I think that's fine. Tarballs and reproducible build artefacts can use the slower, reproducible compression. It will still be more than fast enough on modern hardware, and in any case the time to compress the tarball is dwarfed by the time to create it. And it decompresses just as quickly. For cases when getting the exact same bytes doesn't matter, you can use a different implementation of gzip, or more likely you'd use a different compression scheme like zstd.

Git archive generation meets Hyrum's law

Posted Feb 6, 2023 10:35 UTC (Mon) by farnz (subscriber, #17727) [Link] (1 responses)

Or we could go one better; while making the compressor deterministic is hard, making the uncompressed form deterministic is not (when uncompressed, it's "just" a case of ensuring that everything is done in deterministic order). We then checksum the uncompressed form, and ship a compressed artefact without checksums.

Note in this context that HTTP supports "Content-Transfer" encodings: so we can compress for transfer, while still transferring and checksumming uncompressed data. And you can save the compressed form, so that you don't waste disk space - or even recompress to a higher compression if suitable.

Git archive generation meets Hyrum's law

Posted Mar 25, 2023 12:47 UTC (Sat) by sammythesnake (guest, #17693) [Link]

If the archive contains, say, a100TB file of zeros, then you'd end up filling your hard drive before any opportunity to checksum it that way. If the archive is compressed before downloading, there's at least the option of doing something along the lines of zcat blah.tgz | sha...

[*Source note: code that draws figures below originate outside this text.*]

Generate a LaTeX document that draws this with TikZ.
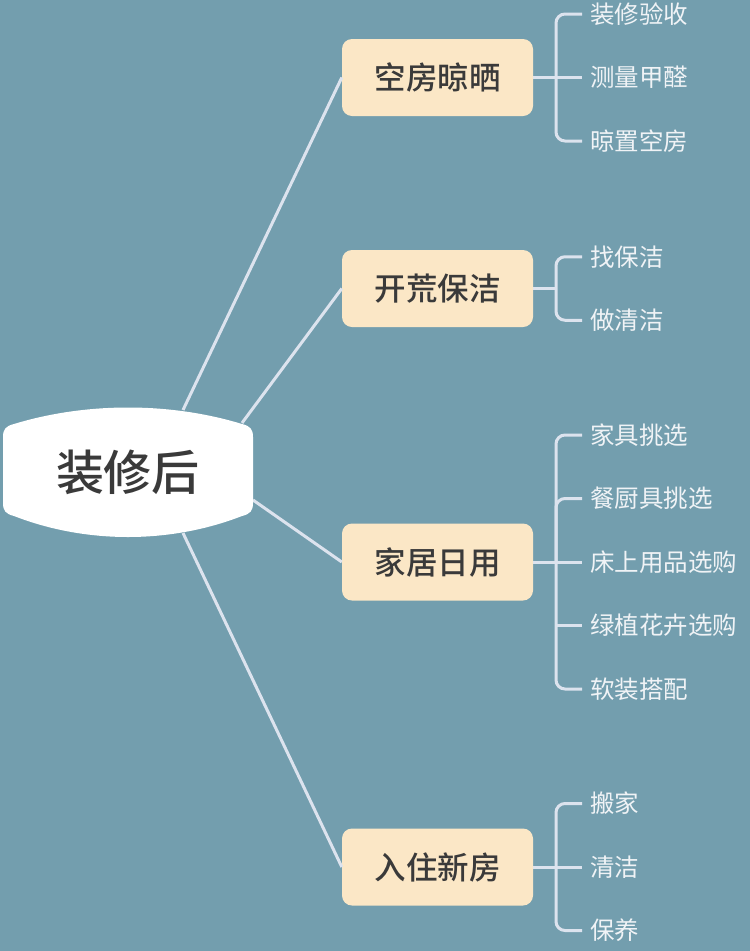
\documentclass[tikz,border=0pt]{standalone}
\usepackage{fontspec}
\setmainfont{Noto Sans CJK SC}
\newfontfamily\cjkmed{Noto Sans CJK SC Medium}
\definecolor{bgc}{HTML}{739EAE}
\definecolor{boxc}{HTML}{FBE7C6}
\definecolor{linec}{HTML}{DCE3EE}
\definecolor{darkt}{HTML}{3A3A3A}
\definecolor{leaft}{HTML}{F0F3F6}
\tikzset{
  branch/.style={rounded corners=10pt, fill=boxc, minimum width=191pt, minimum height=77pt,
    inner sep=0pt, text=darkt, font=\fontsize{31.5}{36}\selectfont\cjkmed},
  leaf/.style={anchor=west, inner sep=0pt, text=leaft, font=\fontsize{24.5}{28}\selectfont},
  rootnode/.style={inner sep=0pt, text=darkt, font=\fontsize{48}{54}\selectfont\cjkmed},
  conn/.style={draw=linec, line width=3pt},
  brace/.style={draw=linec, line width=3pt, rounded corners=9pt},
}
\begin{document}
\begin{tikzpicture}[x=1pt, y=-1pt]
\useasboundingbox[fill=bgc] (0,0) rectangle (750,951);

% branch nodes
\node[branch] (b1) at (437.5,77.5) {空房晾晒};
\node[branch] (b2) at (437.5,288.5) {开荒保洁};
\node[branch] (b3) at (437.5,562) {家居日用};
\node[branch] (b4) at (437.5,867) {入住新房};

% leaves
\node[leaf] (c11) at (590,14) {装修验收};
\node[leaf] (c12) at (590,77.5) {测量甲醛};
\node[leaf] (c13) at (590,141) {晾置空房};
\node[leaf] (c21) at (590,256.75) {找保洁};
\node[leaf] (c22) at (590,320.25) {做清洁};
\node[leaf] (c31) at (590,435) {家具挑选};
\node[leaf] (c32) at (590,498.5) {餐厨具挑选};
\node[leaf] (c33) at (590,562) {床上用品选购};
\node[leaf] (c34) at (590,625.5) {绿植花卉选购};
\node[leaf] (c35) at (590,689) {软装搭配};
\node[leaf] (c41) at (590,803.5) {搬家};
\node[leaf] (c42) at (590,867) {清洁};
\node[leaf] (c43) at (590,930.5) {保养};

% bracket junctions
\coordinate (k1) at (556,77.5);
\coordinate (k2) at (556,288.5);
\coordinate (k3) at (556,562);
\coordinate (k4) at (556,867);

% brackets
\draw[conn] (b1.east) -- ([xshift=-8pt]c12.west);
\draw[brace] ([xshift=-8pt]c11.west) -| (k1) |- ([xshift=-8pt]c13.west);

\draw[conn] (b2.east) -- (k2);
\draw[brace] ([xshift=-8pt]c21.west) -| (k2) |- ([xshift=-8pt]c22.west);

\draw[conn] (b3.east) -- ([xshift=-8pt]c33.west);
\draw[brace] ([xshift=-8pt]c31.west) -| (k3) |- ([xshift=-8pt]c35.west);
\draw[brace] ([xshift=-8pt]c32.west) -- (k3 |- c32.west) -- (k3 |- c33.west);
\draw[conn] (k3 |- c34.west) -- ([xshift=-8pt]c34.west);

\draw[conn] (b4.east) -- ([xshift=-8pt]c42.west);
\draw[brace] ([xshift=-8pt]c41.west) -| (k4) |- ([xshift=-8pt]c43.west);

% root attachment points
\coordinate (r1) at (183,410);
\coordinate (r2) at (242,423);
\coordinate (r3) at (253,500);
\coordinate (r4) at (183,533);

\draw[conn] (r1) -- (b1.west);
\draw[conn] (r2) -- (b2.west);
\draw[conn] (r3) -- (b3.west);
\draw[conn] (r4) -- (b4.west);

% root shape
\fill[white] (3,437) .. controls (3,429) and (6,426) .. (14,424)
  .. controls (86,402) and (170,402) .. (242,424)
  .. controls (250,426) and (253,429) .. (253,437)
  -- (253,503)
  .. controls (253,511) and (250,514) .. (242,516)
  .. controls (170,544) and (86,544) .. (14,516)
  .. controls (6,514) and (3,511) .. (3,503) -- cycle;
\node[rootnode] (root) at (128,472) {装修后};
\end{tikzpicture}
\end{document}
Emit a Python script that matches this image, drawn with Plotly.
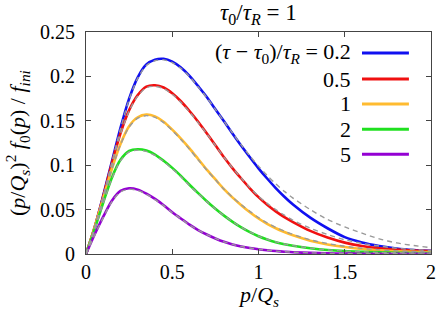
import plotly.graph_objects as go

# ---------------- data ----------------
x_vals = [0, 0.05, 0.1, 0.15, 0.2, 0.25, 0.3, 0.35, 0.4, 0.45, 0.5, 0.55, 0.6,
          0.65, 0.7, 0.75, 0.8, 0.85, 0.9, 0.95, 1.0, 1.05, 1.1, 1.15, 1.2,
          1.3, 1.4, 1.5, 1.6, 1.7, 1.8, 1.9, 2.0]

blue_vals = [0, 0.030, 0.066, 0.104, 0.142, 0.175, 0.199, 0.2135, 0.2189, 0.2198, 0.2166, 0.210, 0.2007,
             0.189, 0.1768, 0.163, 0.1494, 0.1355, 0.1219, 0.109, 0.0965, 0.085, 0.0742, 0.0645, 0.0557,
             0.0409, 0.0290, 0.0190, 0.0130, 0.0090, 0.0062, 0.0045, 0.0035]
red_vals = [0, 0.030, 0.065, 0.102, 0.136, 0.162, 0.179, 0.1885, 0.190, 0.1875, 0.181, 0.172, 0.161,
            0.149, 0.136, 0.1225, 0.109, 0.0965, 0.085, 0.074, 0.064, 0.0555, 0.048, 0.0415, 0.036,
            0.026, 0.0185, 0.0128, 0.009, 0.0065, 0.005, 0.004, 0.0034]
orange_vals = [0, 0.030, 0.063, 0.096, 0.124, 0.144, 0.154, 0.157, 0.155, 0.149, 0.140, 0.130, 0.119,
               0.107, 0.095, 0.084, 0.073, 0.0635, 0.055, 0.047, 0.040, 0.034, 0.029, 0.0248, 0.021,
               0.015, 0.0108, 0.0078, 0.0057, 0.0042, 0.0031, 0.0024, 0.002]
green_vals = [0, 0.028, 0.058, 0.086, 0.106, 0.116, 0.118, 0.1165, 0.112, 0.105, 0.097, 0.088, 0.078,
              0.0685, 0.0595, 0.051, 0.0432, 0.0362, 0.030, 0.0246, 0.020, 0.0163, 0.0133, 0.0110, 0.0092,
              0.0065, 0.0045, 0.0032, 0.0024, 0.0018, 0.0014, 0.0011, 0.001]
purple_vals = [0, 0.022, 0.042, 0.060, 0.071, 0.074, 0.0725, 0.068, 0.062, 0.055, 0.047, 0.040, 0.033,
               0.027, 0.022, 0.0175, 0.0137, 0.0108, 0.0085, 0.0067, 0.0053, 0.0042, 0.0033, 0.0026, 0.0020,
               0.0013, 0.0008, 0.0005, 0.0003, 0.0002, 0.0002, 0.0001, 0.0001]

# gray dashed comparison curves
blue_dash = [0, 0.029, 0.065, 0.103, 0.141, 0.174, 0.198, 0.2122, 0.2176, 0.2186, 0.2155, 0.209, 0.1998,
             0.1882, 0.1762, 0.1628, 0.1495, 0.136, 0.1228, 0.1105, 0.099, 0.0885, 0.079, 0.0705, 0.063,
             0.050, 0.039, 0.0305, 0.0235, 0.017, 0.0125, 0.0095, 0.0072]
red_dash = [0, 0.029, 0.064, 0.101, 0.135, 0.161, 0.178, 0.1873, 0.1888, 0.1863, 0.180, 0.171, 0.160,
            0.148, 0.1355, 0.1222, 0.109, 0.0968, 0.0855, 0.075, 0.065, 0.057, 0.050, 0.0437, 0.038,
            0.029, 0.022, 0.016, 0.012, 0.009, 0.0065, 0.005, 0.0038]
orange_dash = [0, 0.029, 0.062, 0.095, 0.123, 0.143, 0.153, 0.1558, 0.1538, 0.148, 0.139, 0.129, 0.118,
               0.106, 0.0945, 0.0838, 0.073, 0.0638, 0.0555, 0.048, 0.041, 0.035, 0.030, 0.0258, 0.022,
               0.016, 0.0118, 0.0087, 0.0064, 0.0047, 0.0035, 0.0027, 0.0021]
green_dash = [0, 0.027, 0.057, 0.085, 0.105, 0.115, 0.117, 0.1155, 0.111, 0.104, 0.096, 0.087, 0.077,
              0.068, 0.059, 0.0507, 0.0432, 0.0364, 0.0302, 0.0248, 0.0202, 0.0166, 0.0136, 0.0113, 0.0094,
              0.0066, 0.0046, 0.0033, 0.0025, 0.0018, 0.0014, 0.0011, 0.001]
purple_dash = [0, 0.021, 0.041, 0.059, 0.070, 0.073, 0.0715, 0.0672, 0.0613, 0.0545, 0.0466, 0.0397, 0.0328,
               0.0269, 0.0219, 0.0175, 0.0137, 0.0108, 0.0085, 0.0067, 0.0053, 0.0042, 0.0033, 0.0026, 0.0020,
               0.0013, 0.0008, 0.0005, 0.0003, 0.0002, 0.0002, 0.0001, 0.0001]

legend_labels = ["(<i>τ</i> − <i>τ</i><sub>0</sub>)/<i>τ</i><sub><i>R</i></sub> = 0.2", "0.5", "1", "2", "5"]
x_ticks = [0, 0.5, 1, 1.5, 2]
x_tick_text = ["0", "0.5", "1", "1.5", "2"]
y_ticks = [0, 0.05, 0.1, 0.15, 0.2, 0.25]
y_tick_text = ["0", "0.05", "0.1", "0.15", "0.2", "0.25"]

colors = ["#1010f0", "#f01010", "#ffbb30", "#20e020", "#9400d3"]
solid = [blue_vals, red_vals, orange_vals, green_vals, purple_vals]
dashed = [blue_dash, red_dash, orange_dash, green_dash, purple_dash]

FONT = "Liberation Serif, Times New Roman, serif"

fig = go.Figure()
for ys, c in zip(solid, colors):
    fig.add_trace(go.Scatter(x=x_vals, y=ys, mode="lines",
                             line=dict(color=c, width=2.6, shape="spline", smoothing=0.8),
                             showlegend=False, hoverinfo="skip"))
for ys in dashed:
    fig.add_trace(go.Scatter(x=x_vals, y=ys, mode="lines",
                             line=dict(color="#9a9a9a", width=1.4, dash="5px,4px", shape="spline", smoothing=0.8),
                             showlegend=False, hoverinfo="skip"))

# legend: text then a short line sample (drawn in paper coordinates)
row_y = [0.905, 0.788, 0.676, 0.562, 0.449]
for lab, c, yy in zip(legend_labels, colors, row_y):
    fig.add_annotation(x=0.775, y=yy, xref="paper", yref="paper", text=lab,
                       showarrow=False, xanchor="right", yanchor="middle",
                       font=dict(family=FONT, size=22, color="black"))
    fig.add_shape(type="line", xref="paper", yref="paper", x0=0.80, x1=0.936, y0=yy, y1=yy,
                  line=dict(color=c, width=3))

# title and axis titles as annotations
fig.add_annotation(x=0.5, y=1.081, xref="paper", yref="paper",
                   text="<i>τ</i><sub>0</sub>/<i>τ</i><sub><i>R</i></sub> = 1",
                   showarrow=False, xanchor="center", yanchor="middle",
                   font=dict(family=FONT, size=23, color="black"))
fig.add_annotation(x=0.5, y=-0.19, xref="paper", yref="paper",
                   text="<i>p</i>/<i>Q</i><sub><i>s</i></sub>",
                   showarrow=False, xanchor="center", yanchor="middle",
                   font=dict(family=FONT, size=22, color="black"))
fig.add_annotation(x=-0.2, y=0.5, xref="paper", yref="paper", textangle=-90,
                   text="(<i>p</i>/<i>Q</i><sub><i>s</i></sub>)<sup>2</sup> <i>f</i><sub>0</sub>(<i>p</i>) / <i>f</i><sub><i>ini</i></sub>",
                   showarrow=False, xanchor="center", yanchor="middle",
                   font=dict(family=FONT, size=22, color="black"))

fig.update_layout(
    width=436, height=311,
    margin=dict(l=86, r=5, t=32, b=57),
    paper_bgcolor="white", plot_bgcolor="white",
    font=dict(family=FONT, size=20, color="black"),
)
fig.update_xaxes(range=[0, 2], tickvals=x_ticks, ticktext=x_tick_text, ticks="inside", ticklen=5,
                 tickcolor="#444", showline=True, linecolor="#444", linewidth=1, mirror="ticks",
                 showgrid=False, zeroline=False, automargin=False,
                 tickfont=dict(family=FONT, size=20))
fig.update_yaxes(range=[0, 0.25], tickvals=y_ticks, ticktext=y_tick_text, ticks="inside", ticklen=5,
                 tickcolor="#444", showline=True, linecolor="#444", linewidth=1, mirror="ticks",
                 showgrid=False, zeroline=False, automargin=False, ticklabelstandoff=6,
                 tickfont=dict(family=FONT, size=20))

fig.write_html("out.html", config={"displayModeBar": False},
               post_script="document.body.style.margin='0px';")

Git archive generation meets Hyrum's law

Posted Feb 2, 2023 18:33 UTC (Thu) by mathstuf (subscriber, #69389) [Link] (3 responses)

Sure. But what does that mean for Git reimplementations (JGit, gitoxide, etc.)? But if everything is going to pin things to GNU gzip behavior…that should be documented (and probably ported to the BSD utils and other such implementations which may exist). And that doesn't help bzip2, xz, or zstd at all.

Git archive generation meets Hyrum's law

Posted Feb 2, 2023 19:26 UTC (Thu) by ballombe (subscriber, #9523) [Link] (2 responses)

All I am saying is that that you can use an internal gzip without breaking checksum, so this a false dichotomy.

Git archive generation meets Hyrum's law

Posted Feb 3, 2023 1:31 UTC (Fri) by WolfWings (subscriber, #56790) [Link] (1 responses)

Not unless you just import the gzip source code directly.

There's near-infinite compressed gzip/deflate/etc bitstreams that decode to the same output.

That's the very nature of compression. They only define how to decompress, and the compressor can use whatever techniques it wants to build a valid bitstream.

Defining compression based on the compressor is, frankly, lunacy.

Git archive generation meets Hyrum's law

Posted Feb 3, 2023 22:45 UTC (Fri) by ballombe (subscriber, #9523) [Link]

> Not unless you just import the gzip source code directly.
So what ? The gzip source code is readily available. This is not an obstacle.

Git archive generation meets Hyrum's law

Posted Feb 7, 2023 9:39 UTC (Tue) by JanC_ (guest, #34940) [Link]

But there is no guarantee that gzip will always produce the same output either. If upstream gzip ever decide to change the default compression level from -6 to -7, or if they ever decide to change the exact parameters associated with -6, this would have the same effect of breaking all those people’s systems that currently depend on the output of gzip not changing.